Christians are to live in the now in light of what the future will actually be like rather than clinging to and reinforcing the dark past (e.g., the fall). Christians are to live toward the eschatological realities of the New Creation — for in Jesus, the reign of God has begun breaking in and is already here and is…
“…like leaven that a woman took and hid in three measures of flour, until it was all leavened.” (Lk. 13:21).
We have lots of Kingdom work to do. Toward the future. Toward the New Creation. Away from the fall. Away from the old creation.
Kenny, some interesting conclusions, but long on assumptions with little reasoning. Let me ask, what do you say to those who recognize that husbands and wives are ontologically equal, but who would still say that the husband has the authority to make the final decision. Thus, wives –who are just as much the Imago Dei as the husband, and just as much part of the body of Christ– must still submit to their husbands in the same manner that Christ, though he was of the form of God, still voluntarily submitted himself to the Father? Your ball.

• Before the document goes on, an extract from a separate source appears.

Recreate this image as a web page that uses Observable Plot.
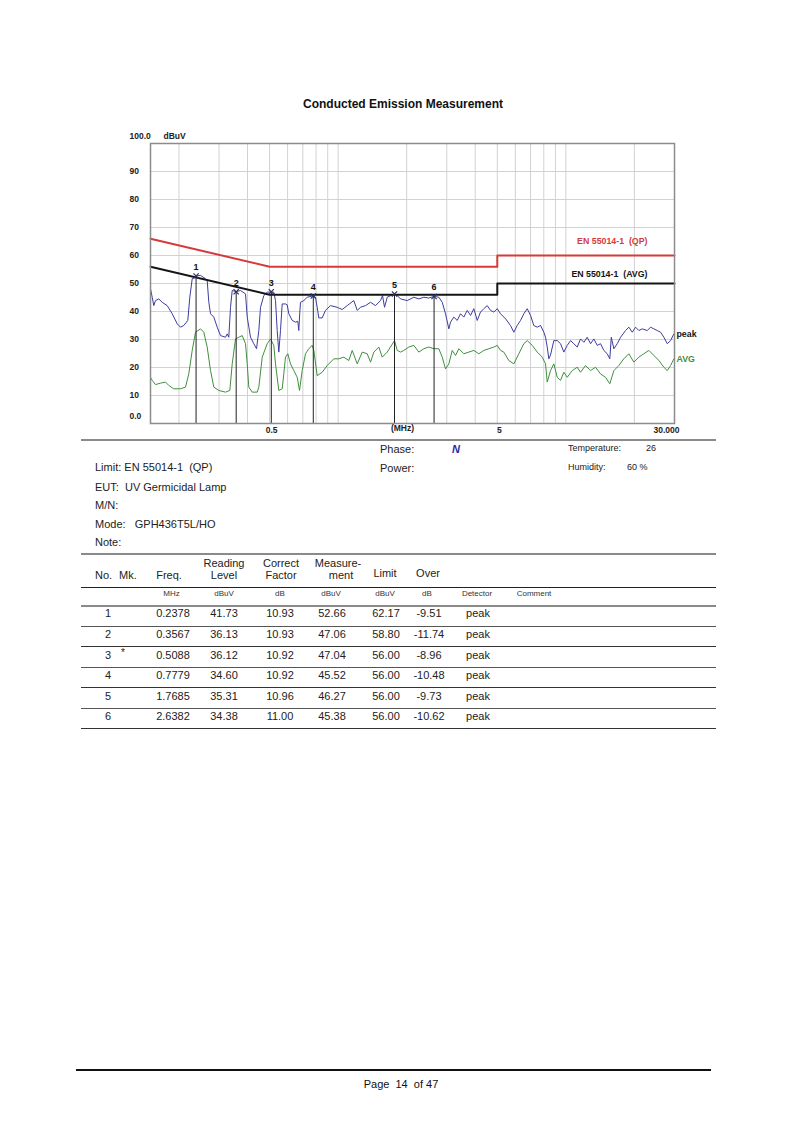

This can be the first of many exchanges, so as a starting place, my first question to the person who “would still stay that the husband has the authority to make the final decision” is — “The final decision about what? Buying or not buying a refrigerator? Apartment versus condo living? Red car, blue car? Christian school, home school? Pepsi, Coke? Grilled chicken, baked chicken? This church, that church?” and “Where do you get the idea that the big idea about the dynamic relationship between a husband and his wife is primarily about who has authority to make final decisions about things?” The idea that “the husband has the authority to make the final decision” is rather broad. My wife makes a significant number of “final” decisions in our relationship, and sometimes I do too. If we based that part of our relationship on our gender, we would be hurting big time as a family. She often has a better sense of what we should do in big and small ways than I do. Thus, our ethos is “submit yourselves to one another… wives to your own husbands.” That’s how the text reads in the original language. The emphasis seems to be mutual submission, and the boundary seems to be around marriage (e.g. women are not submitted to all men). That can be a starting place for more dialogue. Go!